Mother Teresa of Calcutta was an Albanian-born Catholic missionary who dedicated her life to serving the poorest of the poor. Agnes Gonxha Bojaxhiu was born on the August 26, 1910 in Skopje, in what is now known as Macedonia. The daughter of a merchant, she lived in relative comfort until she was 8, when her family fell on hard times following the death of her father. The young Agnes received a Catholic education. At 15 she joined a prayer group called The Fellowship. Here she met Jesuit missionaries who worked in Calcutta, in India. The young woman was fascinated by their stories. When she was 18, she heard the call of God during a spiritual retreat. She decided to dedicate her life to Christ, working as a missionary. Her destination was Calcutta. She joined the Sisters of Loreto, a religious institute that managed a mission in Calcutta. Agnes joined the institute’s headquarters in Dublin, Ireland, where she completed her preparation as a novice and took the name Mary Teresa. At the end of 1928 she was sent to Calcutta, where she began her novitiate. She taught at the convent school run by the Sisters of Loreto for the next twenty years. In 1937 she took her perpetual vows and was given the name Mother Teresa. At the time, Indian society was devastated by religious conflict between Muslims and Hindus. In 1947 these conflicts split the Indian subcontinent into two distinct states: the Indian Union, where the majority of the population was Hindu, and Pakistan, which was predominantly Muslim. The division sparked more violence, provoking mass exoduses and increased poverty throughout India.

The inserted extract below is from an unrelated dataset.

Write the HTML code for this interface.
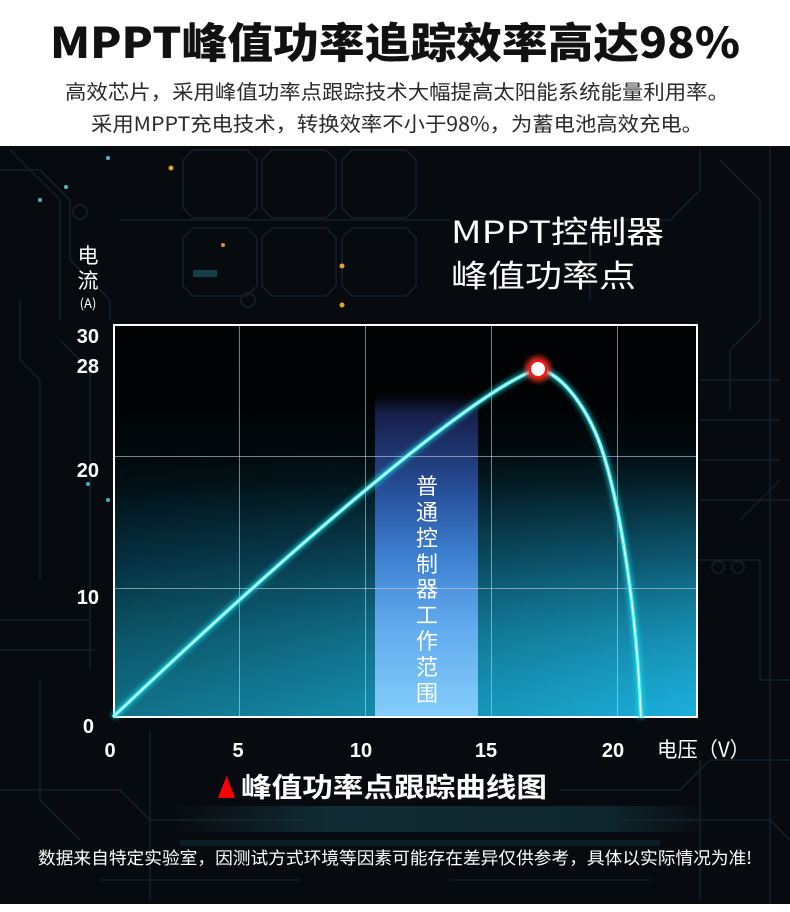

Within this climate of conflict, Mother Teresa heard her second call from God, and decided to dedicate her life to the poorest of the poor. In 1948 she left the convent and started to assist the needy on the streets of Calcutta. Initially she worked alone, making do with limited means. But some ex-students from the Loreto School soon joined her. Mother Teresa was inspired by Christian and Western values. She saw the face of Christ in the needy, even among the outcast, a position that clashed with Hindu culture. According to Hinduism, every individual’s existence is determined by the merits or demerits he or she has accumulated over the course of past lives. The same beliefs ruled the class system as well. Despite these cultural differences, Mother Teresa decided to found a new community of sisters in India: the Congregation of the Missionaries of Charity, officially recognized by the Catholic Church on October 7, 1950. Mother Teresa’s work in favor of the poor made her famous all over the world. She used the prizes and financial support she received for her work to create additional places where the poor would be welcome.
The number of people who have followed her example continues to grow, and Mother Teresa has inspired the creation of a number of other religious and non-religious movements. In 1965 the first Congregation of the Missionaries of Charity opened abroad, in Venezuela. Others would follow on every continent on the planet. In 1979, Mother Teresa was awarded the Nobel Peace Prize. She ran the Congregation until 1997, when she was forced to retire due to health problems. Mother Teresa passed away on September 5, 1997. She was 87. Two years later she was nominated for sainthood. Despite this, Mother Teresa’s writings betray a tormented relationship with her faith. Her soul didn’t find peace until the very end.